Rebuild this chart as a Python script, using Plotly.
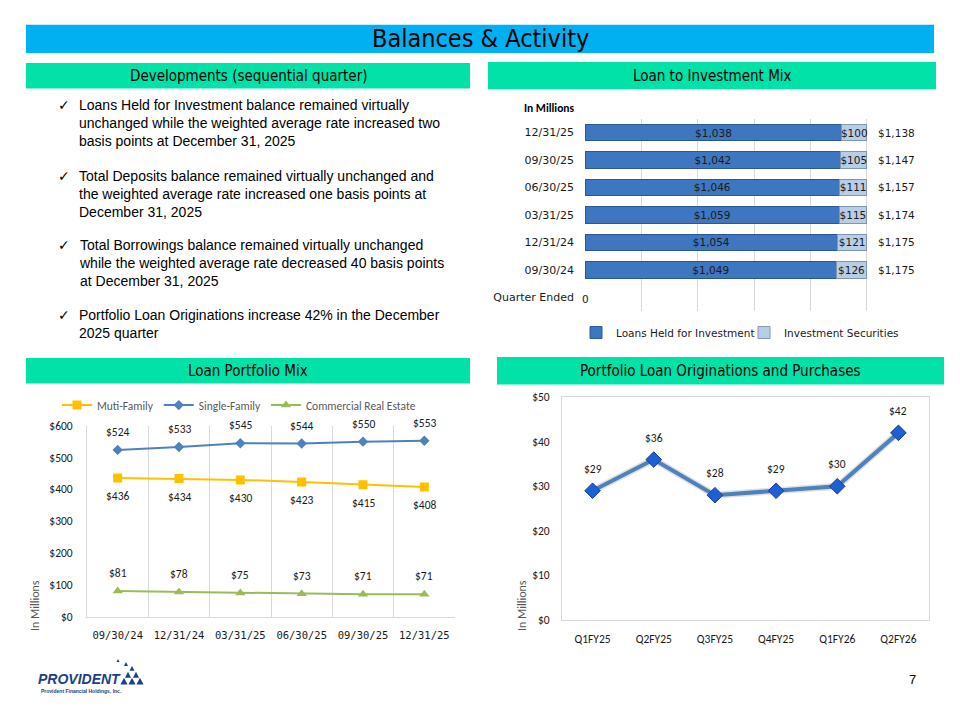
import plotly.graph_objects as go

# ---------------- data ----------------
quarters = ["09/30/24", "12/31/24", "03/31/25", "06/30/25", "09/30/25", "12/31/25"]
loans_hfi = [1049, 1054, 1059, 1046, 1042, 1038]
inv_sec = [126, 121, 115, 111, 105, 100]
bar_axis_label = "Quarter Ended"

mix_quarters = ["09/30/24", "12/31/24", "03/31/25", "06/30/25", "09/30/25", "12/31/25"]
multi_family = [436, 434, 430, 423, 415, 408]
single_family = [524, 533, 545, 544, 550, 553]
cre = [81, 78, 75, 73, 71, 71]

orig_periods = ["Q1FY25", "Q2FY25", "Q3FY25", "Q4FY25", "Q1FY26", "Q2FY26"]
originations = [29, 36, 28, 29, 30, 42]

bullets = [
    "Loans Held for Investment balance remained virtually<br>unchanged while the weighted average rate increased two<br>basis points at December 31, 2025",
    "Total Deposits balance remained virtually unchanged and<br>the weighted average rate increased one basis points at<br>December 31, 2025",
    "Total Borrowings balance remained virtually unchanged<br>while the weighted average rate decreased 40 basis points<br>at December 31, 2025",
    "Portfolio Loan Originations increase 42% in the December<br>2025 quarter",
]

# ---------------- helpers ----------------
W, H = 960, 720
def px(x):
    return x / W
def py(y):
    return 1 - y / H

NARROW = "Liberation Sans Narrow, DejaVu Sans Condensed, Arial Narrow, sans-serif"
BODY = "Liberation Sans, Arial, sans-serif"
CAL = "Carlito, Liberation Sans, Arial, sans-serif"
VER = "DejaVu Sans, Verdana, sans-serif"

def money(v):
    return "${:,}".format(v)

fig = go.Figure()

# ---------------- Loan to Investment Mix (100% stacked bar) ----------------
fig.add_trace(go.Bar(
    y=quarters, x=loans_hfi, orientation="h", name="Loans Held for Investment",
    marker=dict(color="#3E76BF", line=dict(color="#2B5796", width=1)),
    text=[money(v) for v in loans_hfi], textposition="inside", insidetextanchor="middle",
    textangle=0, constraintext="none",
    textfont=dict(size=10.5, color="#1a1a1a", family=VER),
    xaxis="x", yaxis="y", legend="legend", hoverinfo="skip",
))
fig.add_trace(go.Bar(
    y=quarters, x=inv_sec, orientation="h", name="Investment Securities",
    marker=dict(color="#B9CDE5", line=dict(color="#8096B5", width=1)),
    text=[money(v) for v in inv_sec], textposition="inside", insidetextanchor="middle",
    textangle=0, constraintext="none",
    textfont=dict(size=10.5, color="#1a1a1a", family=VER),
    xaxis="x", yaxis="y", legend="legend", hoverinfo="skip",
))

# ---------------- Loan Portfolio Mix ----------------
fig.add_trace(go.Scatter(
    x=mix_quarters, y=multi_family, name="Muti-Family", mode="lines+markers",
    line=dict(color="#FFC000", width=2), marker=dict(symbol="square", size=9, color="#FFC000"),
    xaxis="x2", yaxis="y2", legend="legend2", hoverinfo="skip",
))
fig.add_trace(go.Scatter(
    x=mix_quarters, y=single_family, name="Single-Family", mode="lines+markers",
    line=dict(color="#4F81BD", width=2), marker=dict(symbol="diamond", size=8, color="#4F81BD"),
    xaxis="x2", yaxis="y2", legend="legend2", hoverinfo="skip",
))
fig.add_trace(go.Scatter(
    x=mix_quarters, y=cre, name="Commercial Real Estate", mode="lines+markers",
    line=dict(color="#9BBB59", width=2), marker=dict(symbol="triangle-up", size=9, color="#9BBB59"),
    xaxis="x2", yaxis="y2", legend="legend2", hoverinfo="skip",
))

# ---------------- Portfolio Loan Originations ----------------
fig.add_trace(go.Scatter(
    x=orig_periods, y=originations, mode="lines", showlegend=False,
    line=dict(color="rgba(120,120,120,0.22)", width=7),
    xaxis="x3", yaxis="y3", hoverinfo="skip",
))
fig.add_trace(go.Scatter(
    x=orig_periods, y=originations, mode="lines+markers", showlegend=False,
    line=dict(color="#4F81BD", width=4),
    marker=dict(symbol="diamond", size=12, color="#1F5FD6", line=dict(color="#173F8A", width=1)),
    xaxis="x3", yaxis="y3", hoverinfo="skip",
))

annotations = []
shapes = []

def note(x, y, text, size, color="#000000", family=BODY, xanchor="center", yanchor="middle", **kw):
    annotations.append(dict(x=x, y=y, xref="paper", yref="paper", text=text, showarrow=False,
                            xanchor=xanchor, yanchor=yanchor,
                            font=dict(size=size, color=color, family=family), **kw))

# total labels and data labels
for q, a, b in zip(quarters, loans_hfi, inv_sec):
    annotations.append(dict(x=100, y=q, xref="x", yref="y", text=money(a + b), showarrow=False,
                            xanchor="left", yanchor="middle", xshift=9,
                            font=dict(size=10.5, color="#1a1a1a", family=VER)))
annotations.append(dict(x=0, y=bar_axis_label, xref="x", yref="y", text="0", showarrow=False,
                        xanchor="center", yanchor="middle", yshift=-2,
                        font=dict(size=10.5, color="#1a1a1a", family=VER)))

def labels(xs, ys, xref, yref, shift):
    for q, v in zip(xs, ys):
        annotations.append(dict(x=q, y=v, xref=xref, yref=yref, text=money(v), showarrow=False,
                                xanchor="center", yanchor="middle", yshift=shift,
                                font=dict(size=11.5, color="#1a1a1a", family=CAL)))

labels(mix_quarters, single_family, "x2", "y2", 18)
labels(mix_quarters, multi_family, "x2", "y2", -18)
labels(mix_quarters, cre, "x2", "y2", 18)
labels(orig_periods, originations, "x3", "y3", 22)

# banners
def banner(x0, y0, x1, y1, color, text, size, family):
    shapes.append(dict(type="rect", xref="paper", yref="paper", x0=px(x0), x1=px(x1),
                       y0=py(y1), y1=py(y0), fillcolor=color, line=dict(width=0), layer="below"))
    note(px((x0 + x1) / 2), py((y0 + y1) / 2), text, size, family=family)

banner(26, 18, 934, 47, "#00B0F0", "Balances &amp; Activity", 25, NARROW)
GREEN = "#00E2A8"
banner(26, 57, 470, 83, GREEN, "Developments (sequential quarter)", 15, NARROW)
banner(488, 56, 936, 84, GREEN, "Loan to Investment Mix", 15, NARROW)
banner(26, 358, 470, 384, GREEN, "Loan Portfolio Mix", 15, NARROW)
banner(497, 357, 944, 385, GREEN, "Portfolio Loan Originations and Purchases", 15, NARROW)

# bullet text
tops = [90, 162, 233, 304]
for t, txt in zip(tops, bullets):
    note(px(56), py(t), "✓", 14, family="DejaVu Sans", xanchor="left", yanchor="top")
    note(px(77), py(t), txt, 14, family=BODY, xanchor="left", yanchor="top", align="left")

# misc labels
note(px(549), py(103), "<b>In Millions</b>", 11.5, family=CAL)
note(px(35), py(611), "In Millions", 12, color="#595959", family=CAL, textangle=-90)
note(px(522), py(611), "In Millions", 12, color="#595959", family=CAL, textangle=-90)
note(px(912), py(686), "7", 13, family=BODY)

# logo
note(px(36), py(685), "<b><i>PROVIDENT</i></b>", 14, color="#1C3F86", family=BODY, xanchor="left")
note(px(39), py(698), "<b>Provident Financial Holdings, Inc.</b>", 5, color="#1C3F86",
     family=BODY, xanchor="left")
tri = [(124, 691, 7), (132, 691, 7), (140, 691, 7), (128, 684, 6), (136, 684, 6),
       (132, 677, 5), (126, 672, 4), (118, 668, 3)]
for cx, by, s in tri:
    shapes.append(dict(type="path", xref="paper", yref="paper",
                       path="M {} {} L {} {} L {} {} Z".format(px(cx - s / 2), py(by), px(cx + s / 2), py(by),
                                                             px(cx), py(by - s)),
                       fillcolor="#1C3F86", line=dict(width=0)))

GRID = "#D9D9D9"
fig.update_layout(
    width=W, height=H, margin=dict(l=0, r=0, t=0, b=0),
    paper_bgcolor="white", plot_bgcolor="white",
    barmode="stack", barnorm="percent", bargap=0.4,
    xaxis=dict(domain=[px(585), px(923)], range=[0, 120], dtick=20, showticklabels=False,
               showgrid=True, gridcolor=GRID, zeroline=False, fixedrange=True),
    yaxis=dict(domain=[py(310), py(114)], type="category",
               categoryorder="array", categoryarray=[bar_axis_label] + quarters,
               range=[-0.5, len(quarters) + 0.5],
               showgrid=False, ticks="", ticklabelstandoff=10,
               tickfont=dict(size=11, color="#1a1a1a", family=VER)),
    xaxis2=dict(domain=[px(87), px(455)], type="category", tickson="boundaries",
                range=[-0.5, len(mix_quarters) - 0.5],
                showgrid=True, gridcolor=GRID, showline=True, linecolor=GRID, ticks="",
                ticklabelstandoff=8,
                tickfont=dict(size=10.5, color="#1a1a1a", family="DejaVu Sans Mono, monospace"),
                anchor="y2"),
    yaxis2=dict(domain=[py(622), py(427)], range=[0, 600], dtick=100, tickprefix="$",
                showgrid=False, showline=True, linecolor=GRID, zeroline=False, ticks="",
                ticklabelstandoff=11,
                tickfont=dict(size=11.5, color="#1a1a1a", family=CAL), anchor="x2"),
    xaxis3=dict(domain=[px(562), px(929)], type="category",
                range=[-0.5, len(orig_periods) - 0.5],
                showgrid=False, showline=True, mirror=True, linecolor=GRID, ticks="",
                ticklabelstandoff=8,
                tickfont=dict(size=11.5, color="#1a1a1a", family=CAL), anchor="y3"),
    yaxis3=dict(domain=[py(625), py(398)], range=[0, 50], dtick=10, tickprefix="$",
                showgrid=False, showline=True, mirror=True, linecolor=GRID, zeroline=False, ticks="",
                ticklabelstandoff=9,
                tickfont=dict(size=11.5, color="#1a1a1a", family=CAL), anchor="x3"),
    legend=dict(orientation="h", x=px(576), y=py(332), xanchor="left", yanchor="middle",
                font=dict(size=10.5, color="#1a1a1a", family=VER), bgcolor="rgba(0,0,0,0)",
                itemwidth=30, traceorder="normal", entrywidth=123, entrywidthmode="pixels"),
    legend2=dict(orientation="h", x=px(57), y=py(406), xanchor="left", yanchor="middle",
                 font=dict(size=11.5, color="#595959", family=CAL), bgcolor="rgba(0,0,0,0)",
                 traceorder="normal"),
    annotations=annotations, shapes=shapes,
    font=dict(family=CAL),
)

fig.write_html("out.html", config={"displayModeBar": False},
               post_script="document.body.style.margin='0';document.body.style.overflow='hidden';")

-*-

◆ **STATED EXERCISE**: Starting at the top of the listing above, reproduce each line up to and including the one with "fig = go.Figure()"; omit the pictures.

◆ **ANSWER TO THIS EXERCISE**:
Rebuild this chart as a Python script, using Plotly.
import plotly.graph_objects as go

# ---------------- data ----------------
quarters = ["09/30/24", "12/31/24", "03/31/25", "06/30/25", "09/30/25", "12/31/25"]
loans_hfi = [1049, 1054, 1059, 1046, 1042, 1038]
inv_sec = [126, 121, 115, 111, 105, 100]
bar_axis_label = "Quarter Ended"

mix_quarters = ["09/30/24", "12/31/24", "03/31/25", "06/30/25", "09/30/25", "12/31/25"]
multi_family = [436, 434, 430, 423, 415, 408]
single_family = [524, 533, 545, 544, 550, 553]
cre = [81, 78, 75, 73, 71, 71]

orig_periods = ["Q1FY25", "Q2FY25", "Q3FY25", "Q4FY25", "Q1FY26", "Q2FY26"]
originations = [29, 36, 28, 29, 30, 42]

bullets = [
    "Loans Held for Investment balance remained virtually<br>unchanged while the weighted average rate increased two<br>basis points at December 31, 2025",
    "Total Deposits balance remained virtually unchanged and<br>the weighted average rate increased one basis points at<br>December 31, 2025",
    "Total Borrowings balance remained virtually unchanged<br>while the weighted average rate decreased 40 basis points<br>at December 31, 2025",
    "Portfolio Loan Originations increase 42% in the December<br>2025 quarter",
]

# ---------------- helpers ----------------
W, H = 960, 720
def px(x):
    return x / W
def py(y):
    return 1 - y / H

NARROW = "Liberation Sans Narrow, DejaVu Sans Condensed, Arial Narrow, sans-serif"
BODY = "Liberation Sans, Arial, sans-serif"
CAL = "Carlito, Liberation Sans, Arial, sans-serif"
VER = "DejaVu Sans, Verdana, sans-serif"

def money(v):
    return "${:,}".format(v)

fig = go.Figure()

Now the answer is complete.